SUPPLIED DATA:
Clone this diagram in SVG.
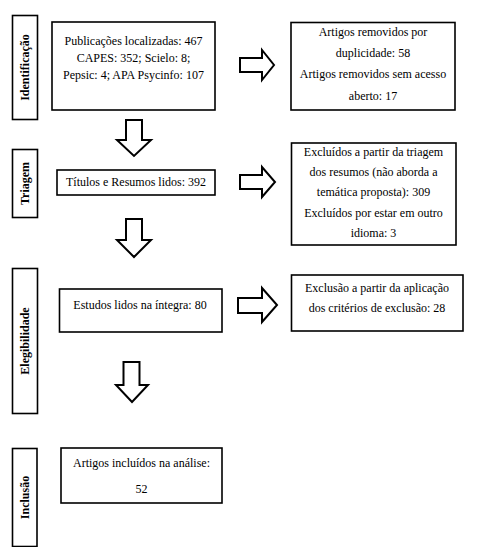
<svg xmlns="http://www.w3.org/2000/svg" width="481" height="547" viewBox="0 0 481 547">
<style>
.box{fill:#fff;stroke:#000;stroke-width:1.6}
.arr{fill:#fff;stroke:#000;stroke-width:2;stroke-linejoin:miter}
.t{font-family:"Liberation Serif","Times New Roman",serif;font-size:12px;fill:#000;text-anchor:middle}
.lab{font-family:"Liberation Serif","Times New Roman",serif;font-size:12px;font-weight:bold;fill:#000;text-anchor:middle}
</style>
<rect width="481" height="547" fill="#fff"/>
<g id="connectors">
<path class="arr" d="M240,58 H262 V50 L274,65 L262,80 V72 H240 Z"/>
<path class="arr" d="M240,175 H262 V167 L275,182 L262,197 V189 H240 Z"/>
<path class="arr" d="M238,298 H262 V288 L277,305 L262,322 V313 H238 Z"/>
<path class="arr" d="M126,120 V140 H117 L134,156 L151,140 H142 V120 Z"/>
<path class="arr" d="M126,219 V240 H117 L134,257 L151,240 H142 V219 Z"/>
<path class="arr" d="M123.5,362 V385 H116 L132,402 L148,385 H139.5 V362 Z"/>
</g>
<g id="lab-identificacao">
<rect class="box" x="12.5" y="15.5" width="25" height="104"/>
<text class="lab" transform="translate(29,67.5) rotate(-90)">Identificação</text>
</g>
<g id="lab-triagem">
<rect class="box" x="12.5" y="149.5" width="25" height="68"/>
<text class="lab" transform="translate(29,183.5) rotate(-90)">Triagem</text>
</g>
<g id="lab-elegibilidade">
<rect class="box" x="12.5" y="268.5" width="25" height="145"/>
<text class="lab" transform="translate(29,341) rotate(-90)">Elegibilidade</text>
</g>
<g id="lab-inclusao">
<rect class="box" x="12.5" y="448.5" width="24.5" height="98"/>
<text class="lab" transform="translate(29,497.5) rotate(-90)">Inclusão</text>
</g>
<g id="n-publicacoes">
<rect class="box" x="52" y="22" width="163" height="88"/>
<text class="t" x="133.5" y="45">Publicações localizadas: 467</text>
<text class="t" x="133.5" y="62">CAPES: 352; Scielo: 8;</text>
<text class="t" x="133.5" y="79">Pepsic: 4; APA Psycinfo: 107</text>
</g>
<g id="n-removidos">
<rect class="box" x="291" y="22.5" width="164" height="87.5"/>
<text class="t" x="373" y="36">Artigos removidos por</text>
<text class="t" x="373" y="57">duplicidade: 58</text>
<text class="t" x="373" y="78">Artigos removidos sem acesso</text>
<text class="t" x="373" y="100">aberto: 17</text>
</g>
<g id="n-titulos">
<rect class="box" x="57" y="170" width="158" height="25"/>
<text class="t" x="136" y="186">Títulos e Resumos lidos: 392</text>
</g>
<g id="n-excluidos">
<rect class="box" x="291.5" y="143" width="164.5" height="102"/>
<text class="t" x="373.5" y="156">Excluídos a partir da triagem</text>
<text class="t" x="373.5" y="176">dos resumos (não aborda a</text>
<text class="t" x="373.5" y="196">temática proposta): 309</text>
<text class="t" x="373.5" y="217">Excluídos por estar em outro</text>
<text class="t" x="373.5" y="237">idioma: 3</text>
</g>
<g id="n-estudos">
<rect class="box" x="59.5" y="289" width="162.5" height="43"/>
<text class="t" x="140" y="309">Estudos lidos na íntegra: 80</text>
</g>
<g id="n-exclusao">
<rect class="box" x="291.5" y="275" width="171.5" height="56"/>
<text class="t" x="377" y="292">Exclusão a partir da aplicação</text>
<text class="t" x="377" y="312">dos critérios de exclusão: 28</text>
</g>
<g id="n-incluidos">
<rect class="box" x="61" y="448" width="161" height="55"/>
<text class="t" x="141.5" y="467">Artigos incluídos na análise:</text>
<text class="t" x="141.5" y="493">52</text>
</g>
</svg>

EXERCISE REQUIREMENTS: Copy the data word for word. Pictures do not go in the copy.

CORRECT OUTPUT:
Clone this diagram in SVG.
<svg xmlns="http://www.w3.org/2000/svg" width="481" height="547" viewBox="0 0 481 547">
<style>
.box{fill:#fff;stroke:#000;stroke-width:1.6}
.arr{fill:#fff;stroke:#000;stroke-width:2;stroke-linejoin:miter}
.t{font-family:"Liberation Serif","Times New Roman",serif;font-size:12px;fill:#000;text-anchor:middle}
.lab{font-family:"Liberation Serif","Times New Roman",serif;font-size:12px;font-weight:bold;fill:#000;text-anchor:middle}
</style>
<rect width="481" height="547" fill="#fff"/>
<g id="connectors">
<path class="arr" d="M240,58 H262 V50 L274,65 L262,80 V72 H240 Z"/>
<path class="arr" d="M240,175 H262 V167 L275,182 L262,197 V189 H240 Z"/>
<path class="arr" d="M238,298 H262 V288 L277,305 L262,322 V313 H238 Z"/>
<path class="arr" d="M126,120 V140 H117 L134,156 L151,140 H142 V120 Z"/>
<path class="arr" d="M126,219 V240 H117 L134,257 L151,240 H142 V219 Z"/>
<path class="arr" d="M123.5,362 V385 H116 L132,402 L148,385 H139.5 V362 Z"/>
</g>
<g id="lab-identificacao">
<rect class="box" x="12.5" y="15.5" width="25" height="104"/>
<text class="lab" transform="translate(29,67.5) rotate(-90)">Identificação</text>
</g>
<g id="lab-triagem">
<rect class="box" x="12.5" y="149.5" width="25" height="68"/>
<text class="lab" transform="translate(29,183.5) rotate(-90)">Triagem</text>
</g>
<g id="lab-elegibilidade">
<rect class="box" x="12.5" y="268.5" width="25" height="145"/>
<text class="lab" transform="translate(29,341) rotate(-90)">Elegibilidade</text>
</g>
<g id="lab-inclusao">
<rect class="box" x="12.5" y="448.5" width="24.5" height="98"/>
<text class="lab" transform="translate(29,497.5) rotate(-90)">Inclusão</text>
</g>
<g id="n-publicacoes">
<rect class="box" x="52" y="22" width="163" height="88"/>
<text class="t" x="133.5" y="45">Publicações localizadas: 467</text>
<text class="t" x="133.5" y="62">CAPES: 352; Scielo: 8;</text>
<text class="t" x="133.5" y="79">Pepsic: 4; APA Psycinfo: 107</text>
</g>
<g id="n-removidos">
<rect class="box" x="291" y="22.5" width="164" height="87.5"/>
<text class="t" x="373" y="36">Artigos removidos por</text>
<text class="t" x="373" y="57">duplicidade: 58</text>
<text class="t" x="373" y="78">Artigos removidos sem acesso</text>
<text class="t" x="373" y="100">aberto: 17</text>
</g>
<g id="n-titulos">
<rect class="box" x="57" y="170" width="158" height="25"/>
<text class="t" x="136" y="186">Títulos e Resumos lidos: 392</text>
</g>
<g id="n-excluidos">
<rect class="box" x="291.5" y="143" width="164.5" height="102"/>
<text class="t" x="373.5" y="156">Excluídos a partir da triagem</text>
<text class="t" x="373.5" y="176">dos resumos (não aborda a</text>
<text class="t" x="373.5" y="196">temática proposta): 309</text>
<text class="t" x="373.5" y="217">Excluídos por estar em outro</text>
<text class="t" x="373.5" y="237">idioma: 3</text>
</g>
<g id="n-estudos">
<rect class="box" x="59.5" y="289" width="162.5" height="43"/>
<text class="t" x="140" y="309">Estudos lidos na íntegra: 80</text>
</g>
<g id="n-exclusao">
<rect class="box" x="291.5" y="275" width="171.5" height="56"/>
<text class="t" x="377" y="292">Exclusão a partir da aplicação</text>
<text class="t" x="377" y="312">dos critérios de exclusão: 28</text>
</g>
<g id="n-incluidos">
<rect class="box" x="61" y="448" width="161" height="55"/>
<text class="t" x="141.5" y="467">Artigos incluídos na análise:</text>
<text class="t" x="141.5" y="493">52</text>
</g>
</svg>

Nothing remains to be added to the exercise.